The latest QV data reveals that national house prices increased 26.3% year-on-year last month, with the average value increasing 3.6% during the last quarter.
The national average house price is now sitting at $977,456. In Auckland that figure skyrockets to $1,391,598.
These valuations don’t seem to be softening, but rising valuations do pose a risk. So, it’s crucial that we take steps to mitigate these risks, as much as possible.
It’s more important than ever that Southern Cross Partners continues its conservative lending approach to ensure we make the best lending decisions.
Before approving any investment and uploading them to our portal, we check for four things:
A clear exit.
Most of our investments have a 12 month term, which means we’ve got to know how our borrowers are exiting their loan within a specified time period. This could be by selling the property, consolidating other finances or moving their loan to a major bank.
Realistic repayments.
We stress test our repayment plans to see if the person taking out the loan can make their repayments with us. It’s one thing to own an expensive property, but if a borrower doesn’t have the liquidity to make their repayments, we won’t lend to them.

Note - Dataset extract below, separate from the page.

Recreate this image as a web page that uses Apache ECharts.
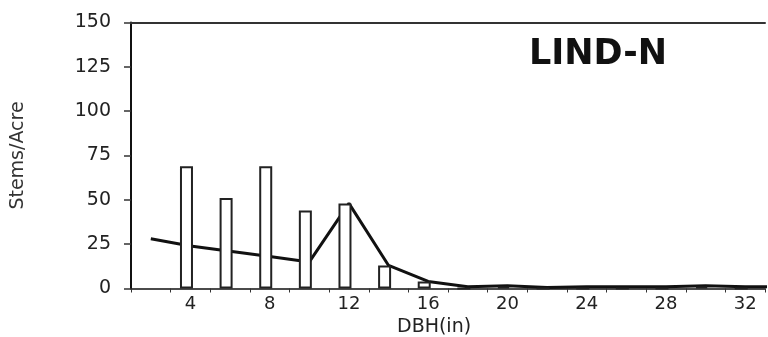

Conservative loan to value ratio.
A loan to value ratio is the difference between what a property is valued at and how much we are lending. This difference gives us a buffer in case the property needs to be sold unexpectedly.
Conservative valuation.
Our preference is to have information from an independent valuer. But other times we may use a real estate appraisal, information from a sale and purchase agreement, rating value or a comparative market analysis (CMA). A CMA estimates the value of a property by looking at similar recently sold properties in the same area. If there are multiple methods available, we always use the lowest valuation and may also take GST off the value, if required.
Let’s have a look at valuations in more detail:
- Real Estate Appraisal – Sought from a licensed real estate agent, usually from a well-known company, to provide a written description of the property and a likely selling price based on recent sales in the area. If a range is given, we would conservatively adopt the lower value.

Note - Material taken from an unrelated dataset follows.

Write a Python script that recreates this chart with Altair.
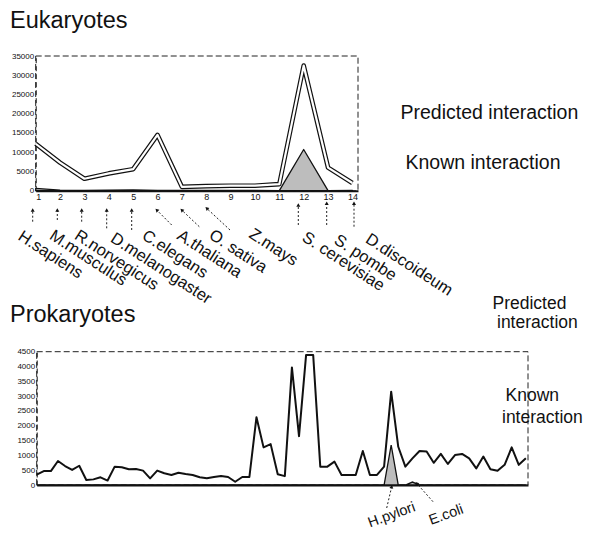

- Sales & Purchase Agreement – Our preference is an arms-length transaction through a licensed real estate agent or auction on a property that has gone to the market. This avoids related party transactions and private sales that could result in an inflated value.
- Comparative Market Analysis (CMA) – We gather information from the same site that real estate agents use, such as the RPNZ site CoreLogic, which compares similar properties in the area to provide a possible median value.

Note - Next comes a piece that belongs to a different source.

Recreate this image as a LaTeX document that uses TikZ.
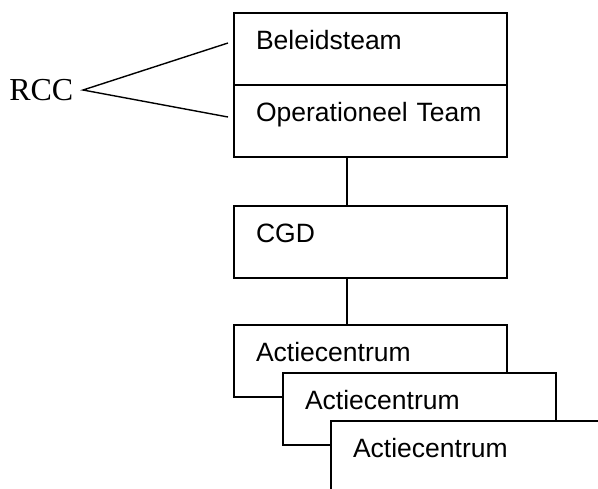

- Rating Value – also known as the Capital Value is the value the local council has given to the land and improvements and is possibly the most conservative method as they are updated only every three years.
Southern Cross Partners lends its own money to the property owner before making the loan available to investors. So, even as valuations trend upwards, we’re meticulous with who we are lending money to.
By being conservative, Southern Cross Partners can make the best lending decisions and provide strong investment options.